The two main alternatives seen by analysts are a risk-sharing model between US upstream producers and exporters and oil indexation, although December's memorandum of understanding between trader Vitol and US project developer Tellurian for a 15-year SPA based on the Platts' east Asian JKM price introduced a third possible option.
8.9bn ft³/d - US liquefaction capacity by end-2019
In the risk-sharing model, buyers of export volumes would look to get exposure to low well-head prices in exchange for giving US producers a greater ability to benefit from higher international prices. Oil linkage is thought to be popular with certain LNG buyers with end-user demand portfolios, for the sake of familiarity if nothing else. Going forward, US LNG export contracts may be "an amalgam, a formulaic price mixing gas and oil", says Dialynas.
Assuming the first wave of LNG exports is largely on a fixed-cost-plus-Henry Hub percentage basis, the most important factor in determining the global competitiveness of US exports is whether the fixed cost is considered "sunken" and thus the short-run marginal cost within liquefaction decision making. Analysts are in unanimous agreement that, for contract lifters, the fixed fee will be regarded as equivalent to a capex cost and thus not figure in liquefaction economics. Similarly, infrastructure developers with incremental capacity will base their decision making on US sourcing costs alone.
US exports should thus be expected to maintain high utilisation rates unless European and Asian markets drop to below the price of the Henry Hub percentage—115pc in several contracts—and the transport costs to destination countries.
And IHS Markit's Stoppard suggests that, even if these regional arbitrages were compressed down to these levels, it would be surprising if there was an immediate reaction in terms of a drop-off in US exports and in liquefaction demand. "That is not how the world operates in practice," he says, citing complexities such as volumes pre-sold at levels different to the current spot prices and the fact that multiple off-takers from the same plant may have different strategies and portfolios, hampering a concerted reaction from that facility.
But the main obstacle he sees is technical, namely that the extent to which a liquefaction unit can ramp up and down is much more limited than, for example, a gas-fired power plant. There is some limited flexibility but very quickly a facility faces a decision whether to produce at or above a certain base level or switch off entirely. Given that shutting a plant in and then restarting it is a challenging, time-consuming and costly undertaking that requires a certain amount of forward planning, it is unlikely stakeholders would take such a decision lightly, based on a brief window of unfavourable spot-price economics.

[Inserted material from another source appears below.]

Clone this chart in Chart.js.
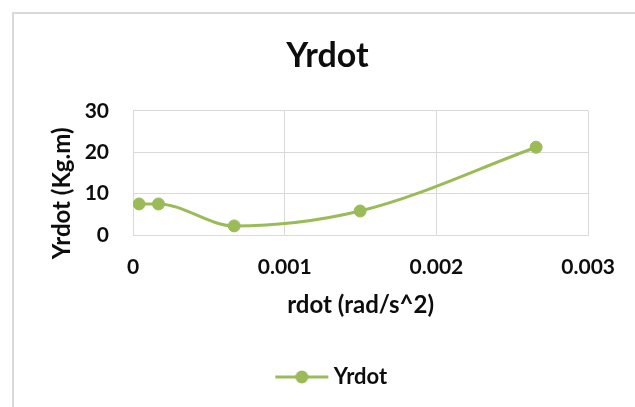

It is not, though, impossible that, if the US became the swing producer in an oversupplied global LNG market, a sustained period of low international prices could see US supply switch away from liquefaction to storage injections, with the second quarter, as the softest period in global demand, offering the most potential for this scenario, says Stoppard.
Even without the prospect of a drop-off in LNG export demand, the summer quarter's price robustness is a cause for concern for BTU's Bradford. The firm's forecast for average Henry Hub price for 2019 is just above the $3/mn Btu, but "we are pretty bearish about the futures curve for summer", predicting a "tough summer for gas-focused E&P companies". IHS Markit's forecast is for sub-$3/mn Btu prices, striking a further bearish note.